WRITTEN REQUEST: Restate the listing below word for word, omitting any images.
= = = = =
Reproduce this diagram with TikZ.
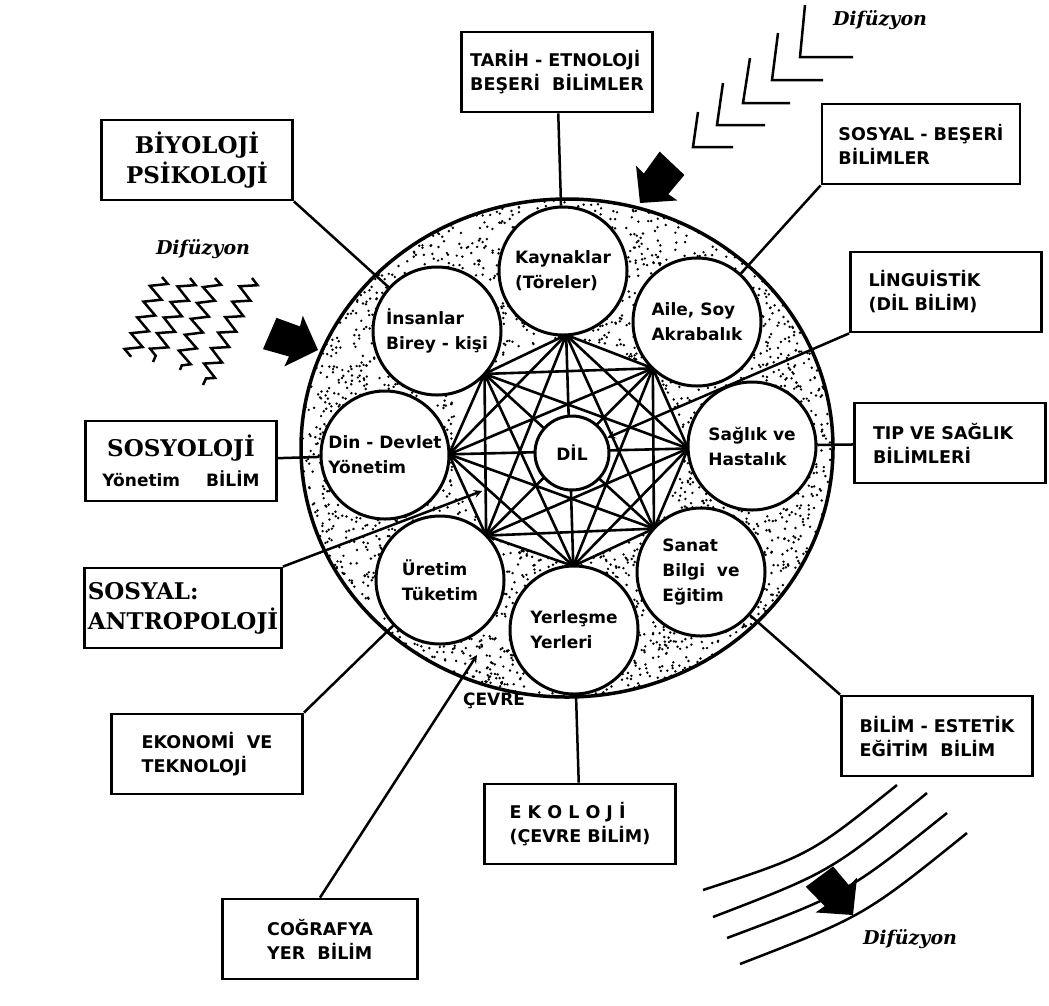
\documentclass[tikz,border=0pt]{standalone}
\usepackage{fontspec}
\setmainfont{DejaVu Serif}
\setsansfont{DejaVu Sans}
\usetikzlibrary{calc,backgrounds,decorations.pathmorphing}

\tikzset{
  fieldbox/.style={draw, line width=2.8pt, minimum width=191pt, minimum height=80pt, align=left, font=\sffamily\bfseries\fontsize{17.5}{24}\selectfont},
  leftbox/.style={fieldbox, inner xsep=18pt, text width=155pt},
  serifbox/.style={fieldbox, align=center, font=\rmfamily\bfseries\fontsize{23}{30}\selectfont},
  topic/.style={circle, draw, line width=3pt, fill=white, minimum size=128pt, inner sep=0pt, align=left, font=\sffamily\bfseries\fontsize{17}{25}\selectfont},
  conn/.style={line width=2.5pt},
  chord/.style={line width=2.6pt},
  diffusion/.style={font=\rmfamily\bfseries\itshape\fontsize{19}{19}\selectfont},
  fatarrow/.pic={\fill (0,0) -- (-26,27) -- (-25,16) -- (-52,18) -- (-50,-16) -- (-25,-16) -- (-26,-27) -- cycle;}
}

\begin{document}
\begin{tikzpicture}[x=1pt, y=-1pt]
\useasboundingbox (0,0) rectangle (1049,1005);

% the eight fields round the language
\node[topic] (kay) at (563,271) {Kaynaklar\\(Töreler)};
\node[topic] (aile) at (697,322) {Aile, Soy\\Akrabalık};
\node[topic] (sag) at (752,446) {Sağlık ve\\Hastalık};
\node[topic] (san) at (701,572) {Sanat\\Bilgi\ \ ve\\Eğitim};
\node[topic] (yer) at (574,630) {Yerleşme\\Yerleri};
\node[topic] (ure) at (440,580) {Üretim\\Tüketim};
\node[topic] (din) at (385,455) {Din - Devlet\\Yönetim};
\node[topic] (ins) at (437,331) {İnsanlar\\Birey - kişi};
\node[topic, minimum size=74pt, align=center] (dil) at (572,453) {DİL};

% dotted environment and the net of lines
\begin{scope}[on background layer]
  \pgfmathsetseed{4242}
  \foreach \k in {1,...,3300}{
    \pgfmathsetmacro\ang{360*rnd}
    \pgfmathsetmacro\rr{sqrt(0.19+0.81*rnd)}
    \fill ({567+266*\rr*cos(\ang)},{448+249*\rr*sin(\ang)}) circle (1.35pt);
  }
  \foreach \n [count=\i] in {kay,aile,sag,san,yer,ure,din,ins}
    \coordinate (p\i) at ($(\n)!64pt!(dil)$);
  \fill[white] (p1) -- (p2) -- (p3) -- (p4) -- (p5) -- (p6) -- (p7) -- (p8) -- cycle;
  \foreach \i in {1,...,7}{
    \pgfmathtruncatemacro\s{\i+1}
    \foreach \j in {\s,...,8}
      \draw[chord] (p\i) -- (p\j);
  }
\end{scope}
\draw[line width=3.5pt] (567,448) ellipse [x radius=266pt, y radius=249pt];
\node[font=\sffamily\bfseries\fontsize{17}{17}\selectfont] (cevre) at (494,701) {ÇEVRE};

% sciences
\node[fieldbox] (tarih) at (557,72) {TARİH - ETNOLOJİ\\BEŞERİ\ \ BİLİMLER};
\node[serifbox] (biyo) at (197,160) {BİYOLOJİ\\PSİKOLOJİ};
\node[fieldbox, minimum width=198pt] (beseri) at (921,144) {SOSYAL - BEŞERİ\\BİLİMLER};
\node[leftbox] (ling) at (946,292) {LİNGUİSTİK\\(DİL BİLİM)};
\node[leftbox, text width=154pt] (tip) at (950,443) {TIP VE SAĞLIK\\BİLİMLERİ};
\node[serifbox] (sosyo) at (181,461) {SOSYOLOJİ\\{\sffamily\fontsize{17}{24}\selectfont Yönetim\hspace{26pt}BİLİM}};
\node[serifbox, align=left] (antrop) at (183,608) {SOSYAL:\\ANTROPOLOJİ};
\node[fieldbox] (ekonomi) at (207,754) {EKONOMİ\ \ VE\\TEKNOLOJİ};
\node[fieldbox] (ekoloji) at (580,824) {E K O L O J İ\\(ÇEVRE BİLİM)};
\node[fieldbox] (estetik) at (937,736) {BİLİM - ESTETİK\\EĞİTİM\ \ BİLİM};
\node[fieldbox, minimum width=195pt] (cografya) at (320,939) {COĞRAFYA\\YER\ \ BİLİM};

\coordinate (hedef) at (482,491);
\coordinate (cevreok) at (477,655);
\draw[conn] (tarih) -- (kay);
\draw[conn] (biyo.south east) -- (ins);
\draw[conn] (beseri.south west) -- (aile);
\draw[conn, -stealth] (ling.south west) -- (dil);
\draw[conn] (tip) -- (sag);
\draw[conn] (sosyo) -- (din);
\draw[conn, -stealth] (antrop.north east) -- (hedef);
\draw[conn] (ekonomi.north east) -- (ure);
\draw[conn] (ekoloji) -- (yer);
\draw[conn] (estetik.north west) -- (san);
\draw[conn, -stealth] (cografya.north) -- (cevreok);

% diffusion
\node[diffusion] (dif1) at (880,20) {Difüzyon};
\node[diffusion] (dif2) at (203,249) {Difüzyon};
\node[diffusion] (dif3) at (910,939) {Difüzyon};
\foreach \a/\b/\c/\d/\e in {805/5/800/57/853, 778/33/772/80/823, 750/58/743/103/790, 723/83/717/125/765, 698/112/693/147/733}
  \draw[conn] (\a,\b) -- (\c,\d) -- (\e,\d);
\foreach \a/\b/\c/\d in {162/277/130/357, 190/278/153/362, 215/278/180/370, 252/278/203/385}
  \draw[conn, decorate, decoration={zigzag, segment length=17pt, amplitude=8pt}] (\a,\b) -- (\c,\d);
\foreach \a/\b/\c/\d/\e/\f in {703/890/810/855/897/785, 713/917/830/872/927/793, 727/938/847/893/947/813, 740/964/864/916/967/833}
  \draw[conn] (\a,\b) .. controls (\c,\d) .. (\e,\f);
\pic[rotate=-20] at (318,350) {fatarrow};
\pic[rotate=-130] at (640,203) {fatarrow};
\pic[rotate=-50] at (853,915) {fatarrow};
\end{tikzpicture}
\end{document}
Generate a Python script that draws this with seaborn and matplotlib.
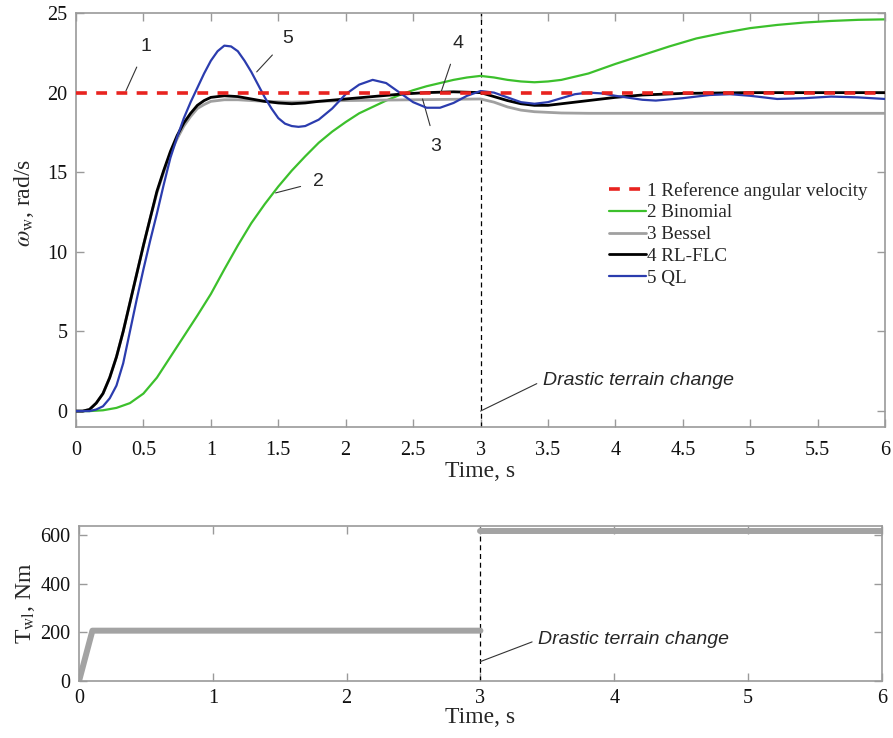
= = = = =
THE SOLUTION:
Reproduce this diagram with TikZ.
\documentclass[tikz,border=0pt]{standalone}
\usepackage{fontspec}
\setmainfont{DejaVu Serif}
\setsansfont{DejaVu Sans}
\usetikzlibrary{calc,backgrounds,decorations.pathmorphing}

\tikzset{
  fieldbox/.style={draw, line width=2.8pt, minimum width=191pt, minimum height=80pt, align=left, font=\sffamily\bfseries\fontsize{17.5}{24}\selectfont},
  leftbox/.style={fieldbox, inner xsep=18pt, text width=155pt},
  serifbox/.style={fieldbox, align=center, font=\rmfamily\bfseries\fontsize{23}{30}\selectfont},
  topic/.style={circle, draw, line width=3pt, fill=white, minimum size=128pt, inner sep=0pt, align=left, font=\sffamily\bfseries\fontsize{17}{25}\selectfont},
  conn/.style={line width=2.5pt},
  chord/.style={line width=2.6pt},
  diffusion/.style={font=\rmfamily\bfseries\itshape\fontsize{19}{19}\selectfont},
  fatarrow/.pic={\fill (0,0) -- (-26,27) -- (-25,16) -- (-52,18) -- (-50,-16) -- (-25,-16) -- (-26,-27) -- cycle;}
}

\begin{document}
\begin{tikzpicture}[x=1pt, y=-1pt]
\useasboundingbox (0,0) rectangle (1049,1005);

% the eight fields round the language
\node[topic] (kay) at (563,271) {Kaynaklar\\(Töreler)};
\node[topic] (aile) at (697,322) {Aile, Soy\\Akrabalık};
\node[topic] (sag) at (752,446) {Sağlık ve\\Hastalık};
\node[topic] (san) at (701,572) {Sanat\\Bilgi\ \ ve\\Eğitim};
\node[topic] (yer) at (574,630) {Yerleşme\\Yerleri};
\node[topic] (ure) at (440,580) {Üretim\\Tüketim};
\node[topic] (din) at (385,455) {Din - Devlet\\Yönetim};
\node[topic] (ins) at (437,331) {İnsanlar\\Birey - kişi};
\node[topic, minimum size=74pt, align=center] (dil) at (572,453) {DİL};

% dotted environment and the net of lines
\begin{scope}[on background layer]
  \pgfmathsetseed{4242}
  \foreach \k in {1,...,3300}{
    \pgfmathsetmacro\ang{360*rnd}
    \pgfmathsetmacro\rr{sqrt(0.19+0.81*rnd)}
    \fill ({567+266*\rr*cos(\ang)},{448+249*\rr*sin(\ang)}) circle (1.35pt);
  }
  \foreach \n [count=\i] in {kay,aile,sag,san,yer,ure,din,ins}
    \coordinate (p\i) at ($(\n)!64pt!(dil)$);
  \fill[white] (p1) -- (p2) -- (p3) -- (p4) -- (p5) -- (p6) -- (p7) -- (p8) -- cycle;
  \foreach \i in {1,...,7}{
    \pgfmathtruncatemacro\s{\i+1}
    \foreach \j in {\s,...,8}
      \draw[chord] (p\i) -- (p\j);
  }
\end{scope}
\draw[line width=3.5pt] (567,448) ellipse [x radius=266pt, y radius=249pt];
\node[font=\sffamily\bfseries\fontsize{17}{17}\selectfont] (cevre) at (494,701) {ÇEVRE};

% sciences
\node[fieldbox] (tarih) at (557,72) {TARİH - ETNOLOJİ\\BEŞERİ\ \ BİLİMLER};
\node[serifbox] (biyo) at (197,160) {BİYOLOJİ\\PSİKOLOJİ};
\node[fieldbox, minimum width=198pt] (beseri) at (921,144) {SOSYAL - BEŞERİ\\BİLİMLER};
\node[leftbox] (ling) at (946,292) {LİNGUİSTİK\\(DİL BİLİM)};
\node[leftbox, text width=154pt] (tip) at (950,443) {TIP VE SAĞLIK\\BİLİMLERİ};
\node[serifbox] (sosyo) at (181,461) {SOSYOLOJİ\\{\sffamily\fontsize{17}{24}\selectfont Yönetim\hspace{26pt}BİLİM}};
\node[serifbox, align=left] (antrop) at (183,608) {SOSYAL:\\ANTROPOLOJİ};
\node[fieldbox] (ekonomi) at (207,754) {EKONOMİ\ \ VE\\TEKNOLOJİ};
\node[fieldbox] (ekoloji) at (580,824) {E K O L O J İ\\(ÇEVRE BİLİM)};
\node[fieldbox] (estetik) at (937,736) {BİLİM - ESTETİK\\EĞİTİM\ \ BİLİM};
\node[fieldbox, minimum width=195pt] (cografya) at (320,939) {COĞRAFYA\\YER\ \ BİLİM};

\coordinate (hedef) at (482,491);
\coordinate (cevreok) at (477,655);
\draw[conn] (tarih) -- (kay);
\draw[conn] (biyo.south east) -- (ins);
\draw[conn] (beseri.south west) -- (aile);
\draw[conn, -stealth] (ling.south west) -- (dil);
\draw[conn] (tip) -- (sag);
\draw[conn] (sosyo) -- (din);
\draw[conn, -stealth] (antrop.north east) -- (hedef);
\draw[conn] (ekonomi.north east) -- (ure);
\draw[conn] (ekoloji) -- (yer);
\draw[conn] (estetik.north west) -- (san);
\draw[conn, -stealth] (cografya.north) -- (cevreok);

% diffusion
\node[diffusion] (dif1) at (880,20) {Difüzyon};
\node[diffusion] (dif2) at (203,249) {Difüzyon};
\node[diffusion] (dif3) at (910,939) {Difüzyon};
\foreach \a/\b/\c/\d/\e in {805/5/800/57/853, 778/33/772/80/823, 750/58/743/103/790, 723/83/717/125/765, 698/112/693/147/733}
  \draw[conn] (\a,\b) -- (\c,\d) -- (\e,\d);
\foreach \a/\b/\c/\d in {162/277/130/357, 190/278/153/362, 215/278/180/370, 252/278/203/385}
  \draw[conn, decorate, decoration={zigzag, segment length=17pt, amplitude=8pt}] (\a,\b) -- (\c,\d);
\foreach \a/\b/\c/\d/\e/\f in {703/890/810/855/897/785, 713/917/830/872/927/793, 727/938/847/893/947/813, 740/964/864/916/967/833}
  \draw[conn] (\a,\b) .. controls (\c,\d) .. (\e,\f);
\pic[rotate=-20] at (318,350) {fatarrow};
\pic[rotate=-130] at (640,203) {fatarrow};
\pic[rotate=-50] at (853,915) {fatarrow};
\end{tikzpicture}
\end{document}
Generate a Python script that draws this with seaborn and matplotlib.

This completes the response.